Task details: Reply with nothing except the number of lines that contain the word "React".

-------- Available data

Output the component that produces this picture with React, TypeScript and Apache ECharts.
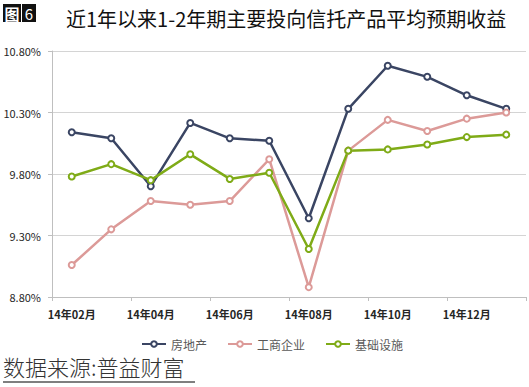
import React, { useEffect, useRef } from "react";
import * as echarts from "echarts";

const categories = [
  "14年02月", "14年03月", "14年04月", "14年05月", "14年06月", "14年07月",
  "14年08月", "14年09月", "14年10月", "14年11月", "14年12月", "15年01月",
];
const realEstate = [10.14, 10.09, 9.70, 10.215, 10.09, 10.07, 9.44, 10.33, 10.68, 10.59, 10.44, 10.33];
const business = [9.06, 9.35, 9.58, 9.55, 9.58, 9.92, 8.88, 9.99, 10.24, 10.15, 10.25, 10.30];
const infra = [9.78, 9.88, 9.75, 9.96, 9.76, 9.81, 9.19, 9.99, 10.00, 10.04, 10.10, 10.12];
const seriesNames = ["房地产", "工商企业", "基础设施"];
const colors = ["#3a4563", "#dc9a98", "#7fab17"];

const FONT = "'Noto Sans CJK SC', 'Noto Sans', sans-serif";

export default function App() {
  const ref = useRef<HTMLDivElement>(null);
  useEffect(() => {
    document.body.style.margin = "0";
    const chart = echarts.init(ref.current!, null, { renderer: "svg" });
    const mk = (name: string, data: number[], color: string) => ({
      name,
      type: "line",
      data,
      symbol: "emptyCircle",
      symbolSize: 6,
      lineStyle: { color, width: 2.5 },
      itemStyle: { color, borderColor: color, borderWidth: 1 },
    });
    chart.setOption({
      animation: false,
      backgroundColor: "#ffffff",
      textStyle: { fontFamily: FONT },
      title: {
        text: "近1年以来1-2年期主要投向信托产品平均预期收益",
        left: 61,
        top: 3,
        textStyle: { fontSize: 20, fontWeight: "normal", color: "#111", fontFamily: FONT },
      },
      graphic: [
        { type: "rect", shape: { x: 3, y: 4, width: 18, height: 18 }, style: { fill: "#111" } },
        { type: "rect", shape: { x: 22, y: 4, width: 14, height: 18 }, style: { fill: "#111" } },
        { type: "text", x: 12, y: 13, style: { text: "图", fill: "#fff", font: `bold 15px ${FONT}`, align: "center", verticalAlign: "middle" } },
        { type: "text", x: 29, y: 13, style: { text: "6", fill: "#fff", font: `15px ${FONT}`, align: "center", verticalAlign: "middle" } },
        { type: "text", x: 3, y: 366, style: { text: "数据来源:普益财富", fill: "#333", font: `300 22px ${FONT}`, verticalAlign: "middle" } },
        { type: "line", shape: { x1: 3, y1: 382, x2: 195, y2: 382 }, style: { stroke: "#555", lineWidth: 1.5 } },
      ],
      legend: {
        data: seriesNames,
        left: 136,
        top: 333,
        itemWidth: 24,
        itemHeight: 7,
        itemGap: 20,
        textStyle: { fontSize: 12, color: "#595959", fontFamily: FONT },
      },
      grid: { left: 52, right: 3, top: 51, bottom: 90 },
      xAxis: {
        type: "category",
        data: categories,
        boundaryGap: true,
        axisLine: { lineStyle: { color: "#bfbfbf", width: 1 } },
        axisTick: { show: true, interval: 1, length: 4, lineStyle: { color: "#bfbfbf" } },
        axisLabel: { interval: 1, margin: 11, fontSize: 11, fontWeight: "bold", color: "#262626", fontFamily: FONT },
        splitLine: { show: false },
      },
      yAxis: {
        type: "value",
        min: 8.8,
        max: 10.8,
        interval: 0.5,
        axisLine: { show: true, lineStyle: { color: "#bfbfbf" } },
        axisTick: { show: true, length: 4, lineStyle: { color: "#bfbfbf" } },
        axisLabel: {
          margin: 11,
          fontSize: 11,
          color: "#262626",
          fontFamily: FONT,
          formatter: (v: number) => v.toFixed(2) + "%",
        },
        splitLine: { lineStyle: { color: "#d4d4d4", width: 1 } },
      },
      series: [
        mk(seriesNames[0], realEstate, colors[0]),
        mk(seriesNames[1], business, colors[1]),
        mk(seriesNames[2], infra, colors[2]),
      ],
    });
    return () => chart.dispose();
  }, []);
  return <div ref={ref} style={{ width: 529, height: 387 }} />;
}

----------------

Exercise response: 2